Publishers say they don't feel threatened by King taking matters into his own hands. Most authors still need the services they provide, they say, not the least of which is marketing.

"Our authors look to us to do what they can't or don't want to do on behalf of their books," says Stuart Applebaum, spokesman for Random House, Inc.

"How do you create a groundswell of interest in a book?" says Frank Romano, professor of digital publishing at Rochester Institute of Technology in New York. "Publishers have an entire infrastructure ... that creates talk about a book. But the average person doesn't have that."

There's more to it than "posting and praying," says Mr. Rothberg.

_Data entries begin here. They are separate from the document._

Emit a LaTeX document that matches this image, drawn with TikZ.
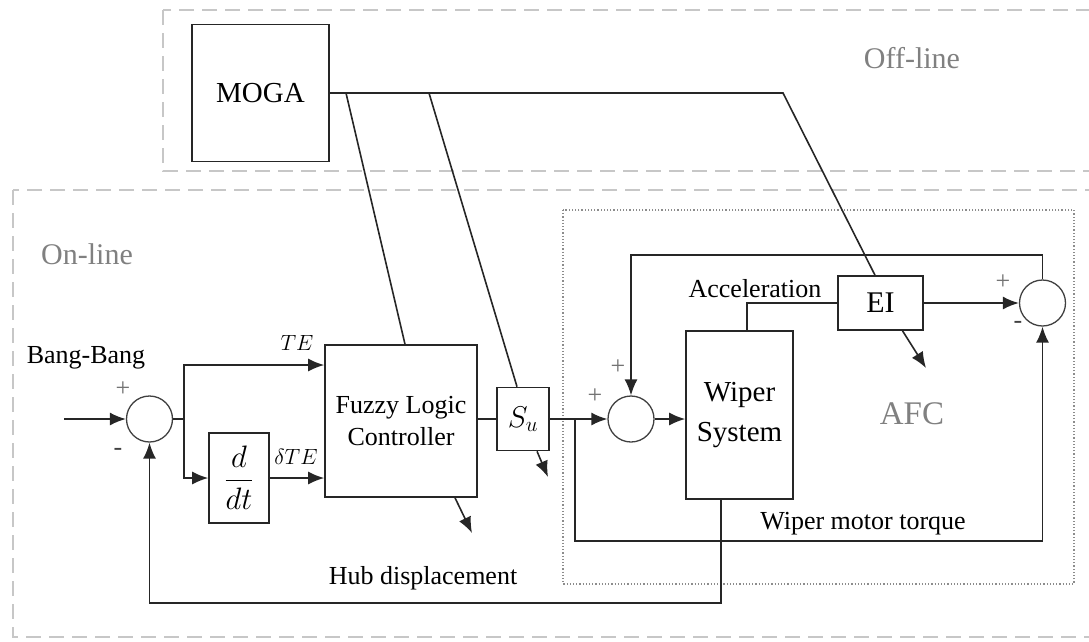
\RequirePackage{fix-cm}
\documentclass[tikz,border=0pt]{standalone}
\usepackage{amsmath}
\usepackage{fontspec}
\setmainfont{Liberation Serif}
\usetikzlibrary{arrows.meta,positioning,calc}

\begin{document}
\begin{tikzpicture}[x=1pt, y=-1pt,
    blk/.style={draw=black!85, line width=1.6pt, fill=white, align=center, inner sep=0pt,
        font=\fontsize{26}{32}\selectfont},
    sumnode/.style={draw=black!75, circle, line width=1.3pt, minimum size=46pt, inner sep=0pt},
    sig/.style={draw=black!85, line width=1.6pt},
    arr/.style={sig, -{Latex[length=16pt,width=13pt]}},
    zone/.style={draw=black!22, line width=1.6pt, dash pattern=on 15pt off 8pt},
    lbl/.style={font=\fontsize{26}{30}\selectfont},
    mlbl/.style={font=\fontsize{22}{26}\selectfont},
    zonelbl/.style={text=black!50, font=\fontsize{30}{32}\selectfont},
    sgn/.style={text=black!55, font=\fontsize{26}{26}\selectfont}]
    \useasboundingbox (0,0) rectangle (1089,641);

    % Off-line / On-line zones and the AFC loop
    \draw[zone] (163,10) rectangle (1110,171);
    \draw[zone] (13,190) rectangle (1110,637);
    \draw[draw=black!45, line width=1.2pt, dotted] (563,210) rectangle (1074,584);
    \node[zonelbl] (offl) at (912,58) {Off-line};
    \node[zonelbl] (onl) at (87,254) {On-line};
    \node[zonelbl, font=\fontsize{33}{35}\selectfont] (afc) at (912,414) {AFC};

    % blocks
    \node[blk, minimum width=137pt, minimum height=137pt, font=\fontsize{29}{32}\selectfont] (moga) at (260.5,93) {MOGA};
    \node[sumnode] (s1) at (149.5,419) {};
    \node[blk, minimum width=60pt, minimum height=90pt, font=\fontsize{31}{34}\selectfont] (ddt) at (239,478) {$\displaystyle\frac{d}{dt}$};
    \node[blk, minimum width=152pt, minimum height=152pt] (flc) at (401,421) {Fuzzy Logic\\Controller};
    \node[blk, minimum width=52pt, minimum height=63pt, font=\fontsize{30}{32}\selectfont] (su) at (523,419) {$S_u$};
    \node[sumnode] (s2) at (631,419) {};
    \node[blk, minimum width=107pt, minimum height=168pt, font=\fontsize{29}{40}\selectfont] (wip) at (739.5,415) {Wiper\\System};
    \node[blk, minimum width=85pt, minimum height=54pt, font=\fontsize{30}{32}\selectfont] (ei) at (880.5,303) {EI};
    \node[sumnode] (s3) at (1042.5,303) {};

    % free ends and bends
    \coordinate (inp) at (64,419);
    \coordinate (br1) at (184,419);
    \coordinate (teY) at (0,365);
    \coordinate (br2) at (575,419);
    \coordinate (trq) at (575,541);
    \coordinate (fbY) at (0,255);
    \coordinate (hubY) at (0,603);
    \coordinate (m1) at (346,93);
    \coordinate (m2) at (429,93);
    \coordinate (m3) at (783,93);
    \coordinate (flcOut) at (472,533);
    \coordinate (suOut) at (548,477);
    \coordinate (eiOut) at (926,368);

    % main loop
    \draw[arr] (inp) -- (s1.west);
    \draw[sig] (s1.east) -- (br1);
    \draw[arr] (br1) |- (flc.west |- teY);
    \draw[arr] (br1) |- (ddt.west);
    \draw[arr] (ddt.east) -- (flc.west |- ddt.east);
    \draw[sig] (flc.east |- su) -- (su.west);
    \draw[arr] (su.east) -- (s2.west);
    \draw[arr] (s2.east) -- (wip.west |- s2);
    \draw[arr] (br2) -- (trq) -| (s3.south);
    \draw[sig] ([xshift=7.5pt]wip.north) |- (ei.west);
    \draw[arr] (ei.east) -- (s3.west);
    \draw[arr] (s3.north) |- (s2.north |- fbY) -- (s2.north);
    \draw[arr] ([xshift=-18.5pt]wip.south) |- (s1.south |- hubY) -- (s1.south);

    % tuning by MOGA
    \draw[sig] (moga.east |- m1) -- (m3) -- ([xshift=-5.5pt]ei.north);
    \draw[sig] (m1) -- ([xshift=4pt]flc.north);
    \draw[sig] (m2) -- ([xshift=-6pt]su.north);
    \draw[arr] ([xshift=54pt]flc.south) -- (flcOut);
    \draw[arr] ([xshift=14pt]su.south) -- (suOut);
    \draw[arr] ([xshift=22pt]ei.south) -- (eiOut);

    % signal labels
    \node[lbl] (bang) at (86,358) {Bang-Bang};
    \node[mlbl] (te) at (297,343) {$TE$};
    \node[mlbl] (dte) at (296,457) {$\delta TE$};
    \node[lbl] (acc) at (755,289) {Acceleration};
    \node[lbl] (torq) at (863,524) {Wiper motor torque};
    \node[lbl] (hub) at (423,578) {Hub displacement};

    % signs
    \node[sgn] (p1) at (123,389) {+};
    \node[sgn, text=black!75] (n1) at (118,452) {-};
    \node[sgn] (p2) at (595,396) {+};
    \node[sgn] (p3) at (618,367) {+};
    \node[sgn] (p4) at (1003,282) {+};
    \node[sgn, text=black!75] (n4) at (1018,325) {-};
\end{tikzpicture}
\end{document}
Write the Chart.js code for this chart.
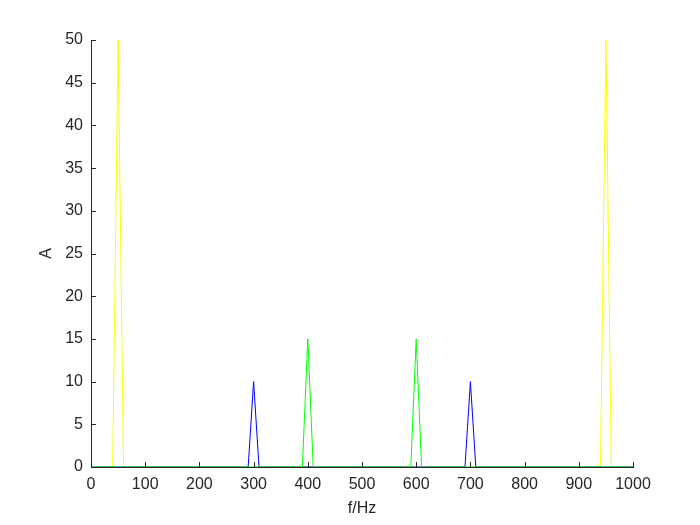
<!DOCTYPE html>
<html>
<head>
<meta charset="utf-8">
<script src="https://cdn.jsdelivr.net/npm/chart.js@4/dist/chart.umd.min.js"></script>
<style>
html,body{margin:0;padding:0;background:#fff;}
#wrap{width:700px;height:525px;position:relative;}
</style>
</head>
<body>
<div id="wrap"><canvas id="c" width="700" height="525"></canvas></div>
<script>
// Frequency (Hz) and amplitude (A) of each spectrum trace
const yellowF = [0, 40, 50, 60, 940, 950, 960, 1000];
const yellowA = [0, 0, 50, 0, 0, 50, 0, 0];
const blueF = [0, 290, 300, 310, 690, 700, 710, 1000];
const blueA = [0, 0, 10, 0, 0, 10, 0, 0];
const greenF = [0, 390, 400, 410, 590, 600, 610, 1000];
const greenA = [0, 0, 15, 0, 0, 15, 0, 0];

const xTicks = [0, 100, 200, 300, 400, 500, 600, 700, 800, 900, 1000];
const yTicks = [0, 5, 10, 15, 20, 25, 30, 35, 40, 45, 50];

const toPts = (f, a) => f.map((v, i) => ({x: v, y: a[i]}));

const axisColor = '#262626';
const font = {family: 'Liberation Sans, Arial, sans-serif', size: 16};

const inwardTicks = {
  id: 'inwardTicks',
  afterDatasetsDraw(chart) {
    const ctx = chart.ctx, xs = chart.scales.x, ys = chart.scales.y;
    ctx.save();
    ctx.strokeStyle = axisColor;
    ctx.lineWidth = 1;
    ctx.beginPath();
    xTicks.forEach(t => {
      const px = Math.round(xs.getPixelForValue(t)) + 0.5;
      ctx.moveTo(px, ys.bottom);
      ctx.lineTo(px, ys.bottom - 5);
    });
    yTicks.forEach(t => {
      const py = Math.round(ys.getPixelForValue(t)) + 0.5;
      ctx.moveTo(xs.left, py);
      ctx.lineTo(xs.left + 5, py);
    });
    ctx.stroke();
    ctx.restore();
  }
};

// Chart.js paints dataset 0 on top, so green (topmost in the reference) comes first
new Chart(document.getElementById('c'), {
  type: 'scatter',
  data: {
    datasets: [
      {data: toPts(greenF, greenA), borderColor: '#00ff00', showLine: true, pointRadius: 0, borderWidth: 1, tension: 0},
      {data: toPts(blueF, blueA), borderColor: '#0000ff', showLine: true, pointRadius: 0, borderWidth: 1, tension: 0},
      {data: toPts(yellowF, yellowA), borderColor: '#ffff00', showLine: true, pointRadius: 0, borderWidth: 1, tension: 0}
    ]
  },
  options: {
    responsive: false,
    animation: false,
    layout: {padding: {top: 40, right: 67, left: 0, bottom: 0}},
    plugins: {legend: {display: false}, tooltip: {enabled: false}},
    scales: {
      x: {
        type: 'linear', min: 0, max: 1000,
        afterBuildTicks: s => { s.ticks = xTicks.map(v => ({value: v})); },
        afterFit: s => { s.height = 58; },
        grid: {display: false, drawTicks: false},
        border: {display: true, color: axisColor, width: 1},
        ticks: {color: axisColor, font: font, padding: 8, maxRotation: 0, autoSkip: false, callback: v => String(v)},
        title: {display: true, text: 'f/Hz', color: axisColor, font: font, padding: {top: 0, bottom: 7}}
      },
      y: {
        type: 'linear', min: 0, max: 50,
        afterBuildTicks: s => { s.ticks = yTicks.map(v => ({value: v})); },
        afterFit: s => { s.width = 91; },
        grid: {display: false, drawTicks: false},
        border: {display: true, color: axisColor, width: 1},
        ticks: {color: axisColor, font: font, padding: 8, autoSkip: false, callback: v => String(v)},
        title: {display: true, text: 'A', color: axisColor, font: font, padding: {top: 37, bottom: 0}}
      }
    }
  },
  plugins: [inwardTicks]
});
</script>
</body>
</html>
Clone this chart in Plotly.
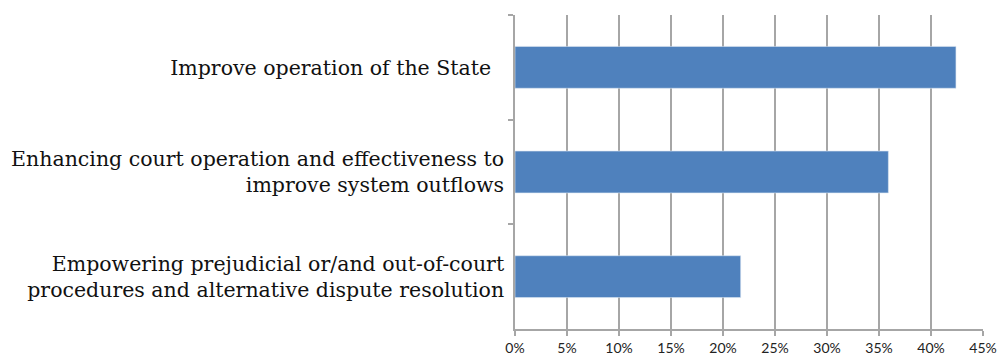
import plotly.graph_objects as go

categories = [
    "Improve operation of the State\u00a0\u00a0",
    "Enhancing court operation and effectiveness to<br>improve system outflows",
    "Empowering prejudicial or/and out-of-court<br>procedures and alternative dispute resolution",
]
shares = [0.424, 0.359, 0.217]
x_ticks = [0, 0.05, 0.10, 0.15, 0.20, 0.25, 0.30, 0.35, 0.40, 0.45]
x_tick_labels = ["0%", "5%", "10%", "15%", "20%", "25%", "30%", "35%", "40%", "45%"]

grid_color = "#A6A6A6"

fig = go.Figure(
    go.Bar(
        x=shares,
        y=categories,
        orientation="h",
        width=0.4,
        marker=dict(color="#4F81BD", line=dict(color="#DCE6F2", width=0.6)),
        hoverinfo="x+y",
    )
)

fig.update_layout(
    width=1000,
    height=358,
    margin=dict(l=515, r=17, t=15, b=29, pad=0),
    paper_bgcolor="white",
    plot_bgcolor="white",
    showlegend=False,
    bargap=0.6,
)

fig.update_xaxes(
    range=[0, 0.45],
    tickvals=x_ticks,
    ticktext=x_tick_labels,
    automargin=False,
    showgrid=True,
    gridcolor=grid_color,
    gridwidth=1.5,
    showline=True,
    linecolor=grid_color,
    linewidth=1.5,
    ticks="outside",
    ticklen=5,
    tickcolor=grid_color,
    tickwidth=1.5,
    ticklabelstandoff=0,
    tickfont=dict(family="Lato", size=14, color="#222222"),
    zeroline=False,
)

fig.update_yaxes(
    categoryorder="array",
    categoryarray=categories,
    autorange="reversed",
    automargin=False,
    showgrid=False,
    showline=True,
    linecolor=grid_color,
    linewidth=1.5,
    ticks="outside",
    tickson="boundaries",
    ticklen=5,
    tickcolor=grid_color,
    tickwidth=1.5,
    ticklabelstandoff=5,
    tickfont=dict(family="DejaVu Serif", size=20.5, color="#111111"),
    zeroline=False,
)

fig.write_html("out.html")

He adds that publishers help consumers wade through what's worth looking at - no small point with tens of thousands of books published every year in print and on the Web. "The very fact that a publisher has looked at it validates it in the sense that it's been determined to be worth reading."

King says he has no interest in leaving traditional publishing, but writes, "if I could break some trail for all the midlist writers, literary writers, and just plain marginalized writers who see a future outside the mainstream, that's great."

Thomas appreciates the sentiment, but has one concern. "I hope he doesn't start hurting the market for e-books by making it too cheap," she says. "It's good he's getting the word out, but it's a double-edged sword."